Friday 17 June 2011

Simplifying Type and Frame Objects

Having made binary operations faster for the common case and simplified builtin-functions, it is possible to simplify the implementation of the type class.

Conceptually, for modern of versions of Python (2.4 onwards) a type object is little more than a wrapper around its dictionary.
However, the CPython implementation still has many aspects it inherited from earlier versions of Python. It has a large number of internal "slots" which are C functions of differing types, that sometimes don't quite match the apparent type of the Python objects they are supposed to represent.

For example, each class has a sq_item slot which, supports item lookup on sequences, provided that the index can be passed as a C integer. However, the Python [ ] operator can take arbitrary objects as indices, making the slot useless.

These slots can be replaced with a smaller, regular array which will hold regular Python objects.
The original slots must be retained, so that third party extensions can define types. It is just that they will not be used internally by the VM. Each original slot will be used to create a builtin-function.
By replacing the old slots with a more regular alternative, the code for updating and modifying these slots can be much simplified, making it more amenable to subsequent optimisation.


The frame class is another class whose objects can be slimmed down.

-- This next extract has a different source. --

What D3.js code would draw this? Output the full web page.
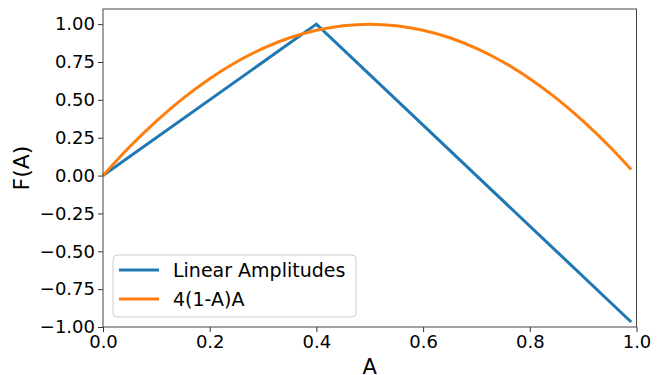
<!DOCTYPE html>
<html><head><meta charset="utf-8">
<script src="https://cdn.jsdelivr.net/npm/d3@7"></script>
<style>body{margin:0;background:#fff;} text{font-family:"DejaVu Sans",sans-serif;}</style>
</head><body>
<svg id="c" width="664" height="375"></svg>
<script>
const linearA = [0, 0.4, 0.99];
const linearF = [0, 1.0, -0.967];
const parabA = [0,0.05,0.1,0.15,0.2,0.25,0.3,0.35,0.4,0.45,0.5,0.55,0.6,0.65,0.7,0.75,0.8,0.85,0.9,0.95,0.99];
const parabF = [0,0.19,0.36,0.51,0.64,0.75,0.84,0.91,0.96,0.99,1.0,0.99,0.96,0.91,0.84,0.75,0.64,0.51,0.36,0.19,0.04];
const xTicks = [0,0.2,0.4,0.6,0.8,1.0];
const yTicks = [-1,-0.75,-0.5,-0.25,0,0.25,0.5,0.75,1.0];
const seriesNames = ["Linear Amplitudes","4(1-A)A"];
const colors = ["#1f77b4","#ff7f0e"];

const svg = d3.select("#c");
const L=103, R=636.5, T=9, B=327;
const x = d3.scaleLinear().domain([0,1]).range([L,R]);
const y = d3.scaleLinear().domain([-1,1.1]).range([B,T]);

const line = d3.line().x(d=>x(d[0])).y(d=>y(d[1]));
const lineSmooth = d3.line().x(d=>x(d[0])).y(d=>y(d[1])).curve(d3.curveMonotoneX);

const data1 = linearA.map((a,i)=>[a,linearF[i]]);
const data2 = parabA.map((a,i)=>[a,parabF[i]]);

svg.append("path").attr("d",line(data1)).attr("fill","none").attr("stroke",colors[0]).attr("stroke-width",3).attr("stroke-linejoin","miter");
svg.append("path").attr("d",lineSmooth(data2)).attr("fill","none").attr("stroke",colors[1]).attr("stroke-width",3);

const xAxis = svg.append("g").attr("transform",`translate(0,${B})`)
  .call(d3.axisBottom(x).tickValues(xTicks).tickFormat(d3.format(".1f")).tickSize(5).tickPadding(3));
const yAxis = svg.append("g").attr("transform",`translate(${L},0)`)
  .call(d3.axisLeft(y).tickValues(yTicks).tickFormat(d3.format(".2f")).tickSize(5).tickPadding(3));
[xAxis,yAxis].forEach(g=>{
  g.select(".domain").remove();
  g.selectAll("line").attr("stroke","#333").attr("stroke-width",1);
  g.selectAll("text").attr("font-size",18).attr("fill","#000").attr("font-family","DejaVu Sans");
});
svg.append("rect").attr("x",L).attr("y",T).attr("width",R-L).attr("height",B-T)
  .attr("fill","none").attr("stroke","#444").attr("stroke-width",1);

svg.append("text").attr("x",(L+R)/2).attr("y",374).attr("text-anchor","middle").attr("font-size",21).text("A");
svg.append("text").attr("transform",`translate(29,${(T+B)/2}) rotate(-90)`).attr("text-anchor","middle").attr("font-size",22).text("F(A)");

const lg = svg.append("g");
lg.append("rect").attr("x",113).attr("y",255).attr("width",243).attr("height",62).attr("rx",4)
  .attr("fill","#fff").attr("fill-opacity",0.8).attr("stroke","#ccc");
seriesNames.forEach((n,i)=>{
  const yy = 270 + i*29;
  lg.append("line").attr("x1",119).attr("x2",159).attr("y1",yy).attr("y2",yy).attr("stroke",colors[i]).attr("stroke-width",3);
  lg.append("text").attr("x",173).attr("y",yy+7).attr("font-size",19).text(n);
});
</script>
</body></html>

Frames are allocated and deallocated at a very high rate, which puts a lot of pressure on the garbage collection subsystem.
CPython maintains a "zombie" frame for each function, so that frames do not have to be created every time a function is called (unless it is called recursively). This creates problems of its own, as all the local variables have to be set to NULL when the function returns.

A CPython frame object (on a 32 bit machine) occupies 326 bytes, plus 4 bytes per local variable. A frame object in HotPy takes 44 bytes, plus 4 per local variable. Why is the CPython frame so enormous?
The largest part of the CPython frame is the block stack, which is implemented as a fixed size array, which takes up 244 bytes.  Reimplementing it as linked list of objects would reduce the amount of memory used by a large amount. The remaining overhead is the evaluation stack and exception state which can be moved to the thead-state, and the scopes (builtins, globals and locals) which could be moved to a separate object, retained by the owning function.

Once the CPython frame has been shunk to a reasonable size, it can be allocated and deallocated like any other object.